▶ _EXERCISE TASK_
Start at the line that contains "Recreate this image", stop at the line that contains "d'EnR et de", and repeat every line in that span, those two included, with no pictures.
-- Start DATASET CONTENT --
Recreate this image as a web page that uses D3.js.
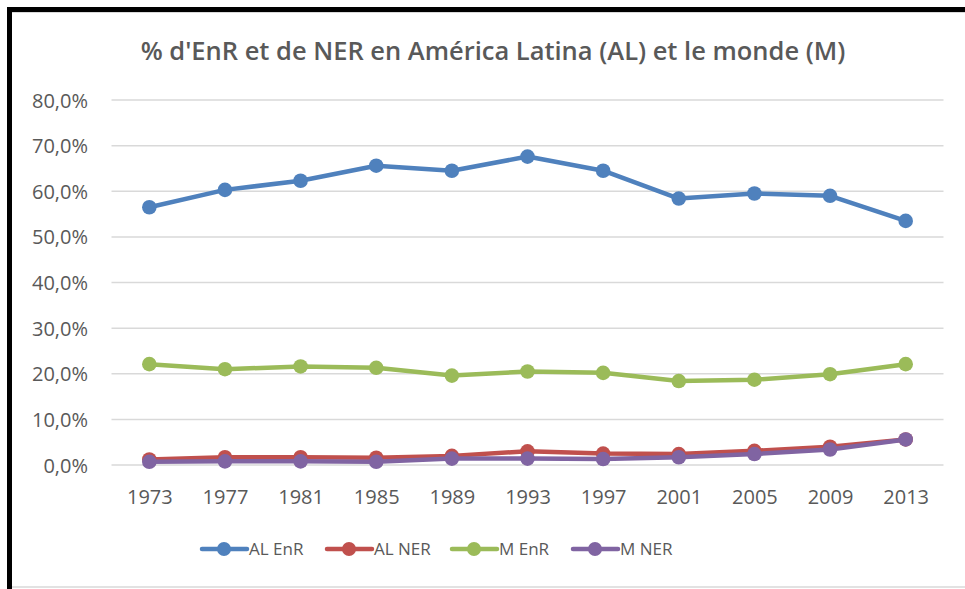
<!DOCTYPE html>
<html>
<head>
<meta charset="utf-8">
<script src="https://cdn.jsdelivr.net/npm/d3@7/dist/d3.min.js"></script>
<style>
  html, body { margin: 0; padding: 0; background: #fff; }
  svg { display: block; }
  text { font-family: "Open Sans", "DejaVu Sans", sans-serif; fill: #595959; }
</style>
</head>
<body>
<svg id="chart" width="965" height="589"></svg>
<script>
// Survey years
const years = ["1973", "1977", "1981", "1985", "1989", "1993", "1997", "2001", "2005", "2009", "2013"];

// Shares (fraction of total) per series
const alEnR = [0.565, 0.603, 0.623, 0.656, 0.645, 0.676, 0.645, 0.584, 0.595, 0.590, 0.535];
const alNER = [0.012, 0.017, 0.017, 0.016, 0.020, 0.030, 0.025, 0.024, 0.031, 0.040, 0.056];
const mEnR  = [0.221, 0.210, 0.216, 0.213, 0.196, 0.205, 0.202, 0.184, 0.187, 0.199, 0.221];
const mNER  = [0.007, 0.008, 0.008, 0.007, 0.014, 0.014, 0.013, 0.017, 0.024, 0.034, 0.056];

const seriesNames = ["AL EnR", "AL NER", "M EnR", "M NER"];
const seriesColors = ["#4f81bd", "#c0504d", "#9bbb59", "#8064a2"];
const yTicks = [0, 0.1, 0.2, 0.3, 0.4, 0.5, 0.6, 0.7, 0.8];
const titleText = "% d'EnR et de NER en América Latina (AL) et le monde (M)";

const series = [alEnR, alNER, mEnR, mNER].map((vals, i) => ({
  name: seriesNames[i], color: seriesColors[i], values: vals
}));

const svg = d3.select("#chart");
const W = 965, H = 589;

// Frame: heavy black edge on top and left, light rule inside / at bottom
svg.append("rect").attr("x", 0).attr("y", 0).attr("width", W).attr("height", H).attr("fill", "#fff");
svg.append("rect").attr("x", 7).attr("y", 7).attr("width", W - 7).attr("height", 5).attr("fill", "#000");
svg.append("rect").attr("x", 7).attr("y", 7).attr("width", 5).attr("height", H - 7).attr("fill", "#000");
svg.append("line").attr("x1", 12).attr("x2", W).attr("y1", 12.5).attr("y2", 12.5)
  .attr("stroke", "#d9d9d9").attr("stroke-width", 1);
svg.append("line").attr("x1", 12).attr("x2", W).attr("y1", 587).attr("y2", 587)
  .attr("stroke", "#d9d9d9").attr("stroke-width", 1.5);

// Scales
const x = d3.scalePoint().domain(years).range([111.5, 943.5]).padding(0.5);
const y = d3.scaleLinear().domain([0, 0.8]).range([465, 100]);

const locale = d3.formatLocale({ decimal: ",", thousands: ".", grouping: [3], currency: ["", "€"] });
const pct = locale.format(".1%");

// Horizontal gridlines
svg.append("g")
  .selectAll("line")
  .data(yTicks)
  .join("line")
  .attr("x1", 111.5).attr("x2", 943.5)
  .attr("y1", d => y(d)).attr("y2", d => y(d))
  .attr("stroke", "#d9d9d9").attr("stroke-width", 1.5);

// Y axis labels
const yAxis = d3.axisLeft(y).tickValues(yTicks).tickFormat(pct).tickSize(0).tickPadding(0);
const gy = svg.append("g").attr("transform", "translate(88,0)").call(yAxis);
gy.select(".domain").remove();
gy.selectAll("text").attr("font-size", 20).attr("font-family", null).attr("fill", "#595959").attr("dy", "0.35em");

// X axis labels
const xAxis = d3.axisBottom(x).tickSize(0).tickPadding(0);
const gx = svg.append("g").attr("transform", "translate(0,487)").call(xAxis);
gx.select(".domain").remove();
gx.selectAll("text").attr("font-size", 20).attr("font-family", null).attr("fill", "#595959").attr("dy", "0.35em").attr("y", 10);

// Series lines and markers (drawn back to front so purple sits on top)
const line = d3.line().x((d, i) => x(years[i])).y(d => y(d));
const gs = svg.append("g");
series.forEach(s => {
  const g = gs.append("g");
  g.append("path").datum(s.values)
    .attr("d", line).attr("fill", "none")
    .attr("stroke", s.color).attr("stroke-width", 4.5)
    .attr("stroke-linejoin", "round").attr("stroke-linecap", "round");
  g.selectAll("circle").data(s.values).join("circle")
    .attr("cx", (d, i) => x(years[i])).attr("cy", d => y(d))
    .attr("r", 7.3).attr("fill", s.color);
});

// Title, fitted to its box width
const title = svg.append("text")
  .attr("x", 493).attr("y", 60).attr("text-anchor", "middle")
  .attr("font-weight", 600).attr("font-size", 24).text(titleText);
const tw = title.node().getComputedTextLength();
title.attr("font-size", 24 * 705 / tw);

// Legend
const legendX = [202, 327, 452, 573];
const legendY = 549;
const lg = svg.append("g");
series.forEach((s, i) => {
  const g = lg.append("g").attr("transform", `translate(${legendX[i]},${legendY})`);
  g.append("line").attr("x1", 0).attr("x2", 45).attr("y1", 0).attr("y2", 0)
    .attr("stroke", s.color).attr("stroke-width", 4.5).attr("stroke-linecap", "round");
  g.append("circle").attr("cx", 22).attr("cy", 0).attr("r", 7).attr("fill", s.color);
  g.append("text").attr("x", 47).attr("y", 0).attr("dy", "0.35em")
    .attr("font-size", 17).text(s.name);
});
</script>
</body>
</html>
-- End DATASET CONTENT --
-- Start DATASET CONTENT --
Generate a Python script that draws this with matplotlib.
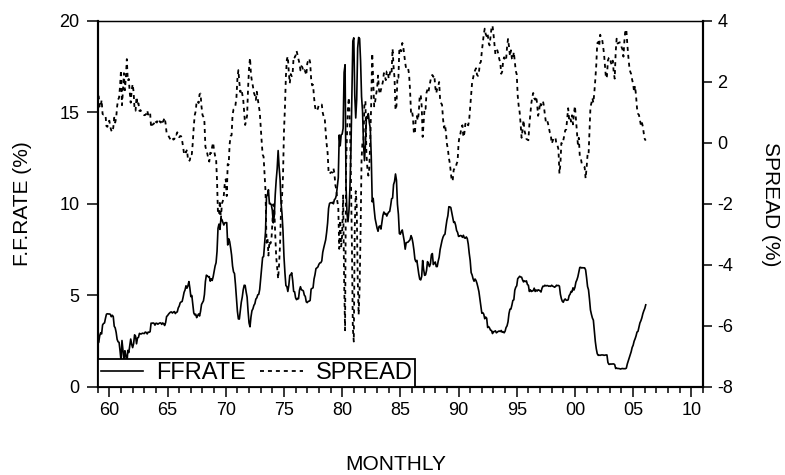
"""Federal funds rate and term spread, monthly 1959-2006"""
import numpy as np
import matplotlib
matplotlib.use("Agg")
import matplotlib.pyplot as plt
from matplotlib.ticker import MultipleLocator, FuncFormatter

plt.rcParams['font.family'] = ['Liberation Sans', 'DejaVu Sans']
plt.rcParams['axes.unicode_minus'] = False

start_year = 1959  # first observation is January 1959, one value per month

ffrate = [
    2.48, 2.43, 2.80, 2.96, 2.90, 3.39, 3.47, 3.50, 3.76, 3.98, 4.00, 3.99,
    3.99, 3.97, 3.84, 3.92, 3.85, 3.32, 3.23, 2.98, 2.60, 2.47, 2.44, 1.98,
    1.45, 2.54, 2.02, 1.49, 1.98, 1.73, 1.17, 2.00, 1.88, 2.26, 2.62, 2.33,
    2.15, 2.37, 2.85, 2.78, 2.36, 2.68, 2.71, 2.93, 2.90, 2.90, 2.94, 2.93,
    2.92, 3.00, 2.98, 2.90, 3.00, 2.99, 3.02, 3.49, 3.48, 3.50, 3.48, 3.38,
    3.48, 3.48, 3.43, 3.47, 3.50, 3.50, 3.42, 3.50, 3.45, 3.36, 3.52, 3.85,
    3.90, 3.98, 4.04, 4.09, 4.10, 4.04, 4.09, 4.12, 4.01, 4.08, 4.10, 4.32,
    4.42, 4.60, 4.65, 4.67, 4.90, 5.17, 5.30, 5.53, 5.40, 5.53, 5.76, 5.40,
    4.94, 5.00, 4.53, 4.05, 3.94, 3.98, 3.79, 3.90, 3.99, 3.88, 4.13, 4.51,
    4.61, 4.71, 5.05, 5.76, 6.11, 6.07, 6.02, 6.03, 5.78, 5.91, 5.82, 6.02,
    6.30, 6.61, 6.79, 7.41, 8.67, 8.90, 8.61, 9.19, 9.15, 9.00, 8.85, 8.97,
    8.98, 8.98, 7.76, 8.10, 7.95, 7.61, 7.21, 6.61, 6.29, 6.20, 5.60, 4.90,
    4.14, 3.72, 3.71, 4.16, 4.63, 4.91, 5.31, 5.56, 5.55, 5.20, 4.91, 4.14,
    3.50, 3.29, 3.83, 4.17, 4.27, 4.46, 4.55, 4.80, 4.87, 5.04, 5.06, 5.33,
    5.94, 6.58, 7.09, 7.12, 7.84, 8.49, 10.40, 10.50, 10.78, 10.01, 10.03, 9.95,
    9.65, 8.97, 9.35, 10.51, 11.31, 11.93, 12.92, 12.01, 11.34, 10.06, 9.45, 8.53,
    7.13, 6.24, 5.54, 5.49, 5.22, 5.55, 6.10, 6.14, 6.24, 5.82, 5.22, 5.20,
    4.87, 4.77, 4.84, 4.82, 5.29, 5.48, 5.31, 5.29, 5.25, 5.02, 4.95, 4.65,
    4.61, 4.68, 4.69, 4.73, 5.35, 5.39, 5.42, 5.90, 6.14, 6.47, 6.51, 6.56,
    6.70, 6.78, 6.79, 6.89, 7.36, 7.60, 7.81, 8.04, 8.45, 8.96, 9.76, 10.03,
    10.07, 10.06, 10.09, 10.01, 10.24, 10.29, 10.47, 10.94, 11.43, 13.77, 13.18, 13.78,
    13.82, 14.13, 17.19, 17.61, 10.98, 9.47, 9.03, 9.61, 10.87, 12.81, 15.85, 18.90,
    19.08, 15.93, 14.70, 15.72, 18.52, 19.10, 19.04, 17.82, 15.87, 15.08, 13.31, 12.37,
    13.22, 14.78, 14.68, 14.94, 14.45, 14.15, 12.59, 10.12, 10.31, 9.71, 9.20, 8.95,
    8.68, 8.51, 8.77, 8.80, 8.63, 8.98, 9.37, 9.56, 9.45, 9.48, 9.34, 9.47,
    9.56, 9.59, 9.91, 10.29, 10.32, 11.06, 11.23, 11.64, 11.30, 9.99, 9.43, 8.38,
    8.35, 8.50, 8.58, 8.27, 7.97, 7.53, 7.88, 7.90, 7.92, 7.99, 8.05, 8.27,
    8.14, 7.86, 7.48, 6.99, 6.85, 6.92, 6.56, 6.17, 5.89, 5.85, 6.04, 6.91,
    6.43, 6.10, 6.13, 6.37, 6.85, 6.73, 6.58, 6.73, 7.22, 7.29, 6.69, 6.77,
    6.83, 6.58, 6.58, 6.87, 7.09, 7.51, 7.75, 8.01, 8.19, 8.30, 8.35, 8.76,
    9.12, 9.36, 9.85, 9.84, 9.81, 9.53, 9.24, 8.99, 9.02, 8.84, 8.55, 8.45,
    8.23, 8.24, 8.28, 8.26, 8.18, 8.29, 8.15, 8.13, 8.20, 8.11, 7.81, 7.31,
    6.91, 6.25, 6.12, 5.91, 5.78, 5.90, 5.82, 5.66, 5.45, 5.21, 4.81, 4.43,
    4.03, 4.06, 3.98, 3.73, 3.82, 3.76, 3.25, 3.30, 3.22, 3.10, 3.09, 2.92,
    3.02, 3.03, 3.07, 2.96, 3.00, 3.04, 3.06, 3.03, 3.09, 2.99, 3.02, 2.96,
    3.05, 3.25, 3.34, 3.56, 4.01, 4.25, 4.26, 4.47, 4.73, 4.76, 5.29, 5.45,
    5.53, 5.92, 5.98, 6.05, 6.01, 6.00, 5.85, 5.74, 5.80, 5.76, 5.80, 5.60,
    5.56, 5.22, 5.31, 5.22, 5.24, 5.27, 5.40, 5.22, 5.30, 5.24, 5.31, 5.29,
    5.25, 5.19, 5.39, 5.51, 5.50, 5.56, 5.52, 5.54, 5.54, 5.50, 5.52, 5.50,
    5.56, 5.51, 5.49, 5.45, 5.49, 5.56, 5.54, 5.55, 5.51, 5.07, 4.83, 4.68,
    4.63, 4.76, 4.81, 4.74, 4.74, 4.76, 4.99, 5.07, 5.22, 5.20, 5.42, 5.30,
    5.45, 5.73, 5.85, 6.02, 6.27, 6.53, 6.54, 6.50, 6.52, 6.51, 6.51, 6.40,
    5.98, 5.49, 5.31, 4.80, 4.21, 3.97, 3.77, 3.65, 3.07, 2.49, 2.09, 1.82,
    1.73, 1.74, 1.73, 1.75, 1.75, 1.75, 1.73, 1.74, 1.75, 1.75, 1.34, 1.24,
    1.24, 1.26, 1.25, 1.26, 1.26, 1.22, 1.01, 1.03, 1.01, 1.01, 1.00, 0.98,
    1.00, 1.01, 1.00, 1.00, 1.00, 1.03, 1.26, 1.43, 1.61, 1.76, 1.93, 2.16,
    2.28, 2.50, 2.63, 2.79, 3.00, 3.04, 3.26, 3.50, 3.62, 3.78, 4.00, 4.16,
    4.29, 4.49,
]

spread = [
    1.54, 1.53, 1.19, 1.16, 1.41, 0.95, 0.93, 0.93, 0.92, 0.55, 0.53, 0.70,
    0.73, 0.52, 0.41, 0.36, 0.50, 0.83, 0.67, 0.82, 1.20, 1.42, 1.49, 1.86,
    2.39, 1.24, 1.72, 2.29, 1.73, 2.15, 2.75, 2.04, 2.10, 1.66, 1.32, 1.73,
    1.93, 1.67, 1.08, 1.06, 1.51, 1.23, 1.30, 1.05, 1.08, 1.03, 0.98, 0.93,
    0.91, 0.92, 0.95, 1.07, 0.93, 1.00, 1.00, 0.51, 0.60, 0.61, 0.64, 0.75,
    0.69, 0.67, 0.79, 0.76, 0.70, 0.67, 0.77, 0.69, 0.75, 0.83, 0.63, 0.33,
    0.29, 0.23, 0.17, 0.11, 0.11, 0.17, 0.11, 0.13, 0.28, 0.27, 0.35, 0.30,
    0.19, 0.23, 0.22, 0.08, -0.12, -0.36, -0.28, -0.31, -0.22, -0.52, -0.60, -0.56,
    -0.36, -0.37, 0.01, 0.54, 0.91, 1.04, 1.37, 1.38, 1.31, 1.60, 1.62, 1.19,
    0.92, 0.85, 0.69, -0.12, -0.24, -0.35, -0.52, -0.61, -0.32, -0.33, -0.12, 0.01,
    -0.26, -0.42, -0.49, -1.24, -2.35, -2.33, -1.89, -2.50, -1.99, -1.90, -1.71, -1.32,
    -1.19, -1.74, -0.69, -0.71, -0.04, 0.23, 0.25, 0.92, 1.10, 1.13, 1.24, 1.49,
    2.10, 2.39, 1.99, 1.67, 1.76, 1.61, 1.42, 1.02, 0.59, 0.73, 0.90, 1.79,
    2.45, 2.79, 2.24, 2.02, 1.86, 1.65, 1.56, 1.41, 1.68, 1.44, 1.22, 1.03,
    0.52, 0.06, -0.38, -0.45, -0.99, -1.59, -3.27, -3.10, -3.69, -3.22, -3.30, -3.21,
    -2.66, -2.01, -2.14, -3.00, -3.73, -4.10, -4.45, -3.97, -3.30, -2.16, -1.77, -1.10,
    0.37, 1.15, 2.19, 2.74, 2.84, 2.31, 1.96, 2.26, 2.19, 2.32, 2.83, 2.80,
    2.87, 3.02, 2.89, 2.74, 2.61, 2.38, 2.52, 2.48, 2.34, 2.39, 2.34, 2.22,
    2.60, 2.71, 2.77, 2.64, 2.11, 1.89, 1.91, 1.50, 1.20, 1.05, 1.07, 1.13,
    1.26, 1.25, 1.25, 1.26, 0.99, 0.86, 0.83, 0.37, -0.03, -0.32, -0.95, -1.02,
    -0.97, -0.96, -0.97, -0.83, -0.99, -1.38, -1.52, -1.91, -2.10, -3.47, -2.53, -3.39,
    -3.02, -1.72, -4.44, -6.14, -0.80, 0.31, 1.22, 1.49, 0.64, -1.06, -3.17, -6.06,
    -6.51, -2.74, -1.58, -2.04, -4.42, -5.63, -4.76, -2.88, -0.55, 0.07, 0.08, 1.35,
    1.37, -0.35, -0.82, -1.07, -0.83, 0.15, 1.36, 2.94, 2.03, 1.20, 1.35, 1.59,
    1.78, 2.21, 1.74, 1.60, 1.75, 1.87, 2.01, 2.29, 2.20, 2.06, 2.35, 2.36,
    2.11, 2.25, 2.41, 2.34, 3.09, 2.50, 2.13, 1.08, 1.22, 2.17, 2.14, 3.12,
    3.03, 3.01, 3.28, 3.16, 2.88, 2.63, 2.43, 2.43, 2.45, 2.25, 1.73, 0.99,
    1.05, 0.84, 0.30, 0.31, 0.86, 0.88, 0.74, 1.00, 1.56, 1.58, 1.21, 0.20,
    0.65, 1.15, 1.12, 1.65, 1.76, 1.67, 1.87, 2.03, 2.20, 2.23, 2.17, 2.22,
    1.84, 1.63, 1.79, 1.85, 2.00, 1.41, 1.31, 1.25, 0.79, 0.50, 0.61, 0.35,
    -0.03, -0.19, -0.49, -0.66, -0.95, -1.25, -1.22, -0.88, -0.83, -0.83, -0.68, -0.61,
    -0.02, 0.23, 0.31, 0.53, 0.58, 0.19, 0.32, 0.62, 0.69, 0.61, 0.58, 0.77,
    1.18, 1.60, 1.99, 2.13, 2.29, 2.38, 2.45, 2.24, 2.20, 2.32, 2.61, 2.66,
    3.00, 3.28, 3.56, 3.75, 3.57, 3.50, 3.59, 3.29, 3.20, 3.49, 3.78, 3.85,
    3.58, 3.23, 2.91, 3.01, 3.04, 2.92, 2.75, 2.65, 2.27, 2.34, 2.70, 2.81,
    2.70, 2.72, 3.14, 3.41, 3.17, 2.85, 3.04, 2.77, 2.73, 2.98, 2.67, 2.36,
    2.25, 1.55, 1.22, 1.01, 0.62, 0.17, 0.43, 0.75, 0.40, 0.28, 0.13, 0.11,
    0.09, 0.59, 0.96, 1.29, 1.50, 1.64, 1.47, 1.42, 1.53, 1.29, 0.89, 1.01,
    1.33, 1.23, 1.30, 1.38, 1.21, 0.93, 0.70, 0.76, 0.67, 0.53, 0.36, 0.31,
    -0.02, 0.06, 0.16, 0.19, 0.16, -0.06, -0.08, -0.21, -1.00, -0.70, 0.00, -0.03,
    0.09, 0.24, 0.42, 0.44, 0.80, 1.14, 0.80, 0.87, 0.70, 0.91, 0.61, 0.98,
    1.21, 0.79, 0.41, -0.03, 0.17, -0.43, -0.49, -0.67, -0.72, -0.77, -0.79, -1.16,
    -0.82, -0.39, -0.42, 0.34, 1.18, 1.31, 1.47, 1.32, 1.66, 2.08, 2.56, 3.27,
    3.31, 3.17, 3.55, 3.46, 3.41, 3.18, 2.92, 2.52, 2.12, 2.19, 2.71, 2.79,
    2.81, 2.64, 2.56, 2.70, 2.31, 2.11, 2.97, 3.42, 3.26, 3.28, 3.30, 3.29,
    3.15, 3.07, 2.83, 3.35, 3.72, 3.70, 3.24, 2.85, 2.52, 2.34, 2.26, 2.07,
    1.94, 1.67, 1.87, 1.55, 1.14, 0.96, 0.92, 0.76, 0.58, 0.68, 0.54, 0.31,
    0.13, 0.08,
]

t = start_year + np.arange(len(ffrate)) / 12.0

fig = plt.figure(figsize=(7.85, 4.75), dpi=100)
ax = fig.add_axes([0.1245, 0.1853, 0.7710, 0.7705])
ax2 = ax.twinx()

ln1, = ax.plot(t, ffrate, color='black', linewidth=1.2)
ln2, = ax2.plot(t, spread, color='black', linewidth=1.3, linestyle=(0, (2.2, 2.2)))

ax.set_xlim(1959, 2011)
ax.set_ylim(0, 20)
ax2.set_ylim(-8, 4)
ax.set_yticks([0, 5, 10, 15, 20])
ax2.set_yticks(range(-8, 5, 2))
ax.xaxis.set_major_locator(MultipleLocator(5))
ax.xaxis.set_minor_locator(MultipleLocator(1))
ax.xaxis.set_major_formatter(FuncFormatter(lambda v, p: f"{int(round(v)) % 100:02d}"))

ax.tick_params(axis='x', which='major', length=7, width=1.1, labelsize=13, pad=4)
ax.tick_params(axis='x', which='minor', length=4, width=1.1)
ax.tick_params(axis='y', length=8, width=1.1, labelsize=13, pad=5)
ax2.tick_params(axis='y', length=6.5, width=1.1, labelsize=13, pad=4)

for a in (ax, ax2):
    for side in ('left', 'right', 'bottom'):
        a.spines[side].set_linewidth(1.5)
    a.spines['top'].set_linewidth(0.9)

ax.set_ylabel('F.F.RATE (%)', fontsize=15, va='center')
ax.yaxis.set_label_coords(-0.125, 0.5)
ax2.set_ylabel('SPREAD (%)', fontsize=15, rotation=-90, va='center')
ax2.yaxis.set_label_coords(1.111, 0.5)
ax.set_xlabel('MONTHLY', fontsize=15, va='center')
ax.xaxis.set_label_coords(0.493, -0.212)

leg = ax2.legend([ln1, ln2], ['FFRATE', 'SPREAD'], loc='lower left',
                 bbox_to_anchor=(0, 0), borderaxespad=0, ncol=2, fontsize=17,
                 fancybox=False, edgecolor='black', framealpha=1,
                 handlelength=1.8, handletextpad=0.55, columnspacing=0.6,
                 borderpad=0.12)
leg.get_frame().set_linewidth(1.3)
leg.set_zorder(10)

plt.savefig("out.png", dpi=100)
-- End DATASET CONTENT --
▶ _THE COMPLETED TASK_
Recreate this image as a web page that uses D3.js.
<!DOCTYPE html>
<html>
<head>
<meta charset="utf-8">
<script src="https://cdn.jsdelivr.net/npm/d3@7/dist/d3.min.js"></script>
<style>
  html, body { margin: 0; padding: 0; background: #fff; }
  svg { display: block; }
  text { font-family: "Open Sans", "DejaVu Sans", sans-serif; fill: #595959; }
</style>
</head>
<body>
<svg id="chart" width="965" height="589"></svg>
<script>
// Survey years
const years = ["1973", "1977", "1981", "1985", "1989", "1993", "1997", "2001", "2005", "2009", "2013"];

// Shares (fraction of total) per series
const alEnR = [0.565, 0.603, 0.623, 0.656, 0.645, 0.676, 0.645, 0.584, 0.595, 0.590, 0.535];
const alNER = [0.012, 0.017, 0.017, 0.016, 0.020, 0.030, 0.025, 0.024, 0.031, 0.040, 0.056];
const mEnR  = [0.221, 0.210, 0.216, 0.213, 0.196, 0.205, 0.202, 0.184, 0.187, 0.199, 0.221];
const mNER  = [0.007, 0.008, 0.008, 0.007, 0.014, 0.014, 0.013, 0.017, 0.024, 0.034, 0.056];

const seriesNames = ["AL EnR", "AL NER", "M EnR", "M NER"];
const seriesColors = ["#4f81bd", "#c0504d", "#9bbb59", "#8064a2"];
const yTicks = [0, 0.1, 0.2, 0.3, 0.4, 0.5, 0.6, 0.7, 0.8];
const titleText = "% d'EnR et de NER en América Latina (AL) et le monde (M)";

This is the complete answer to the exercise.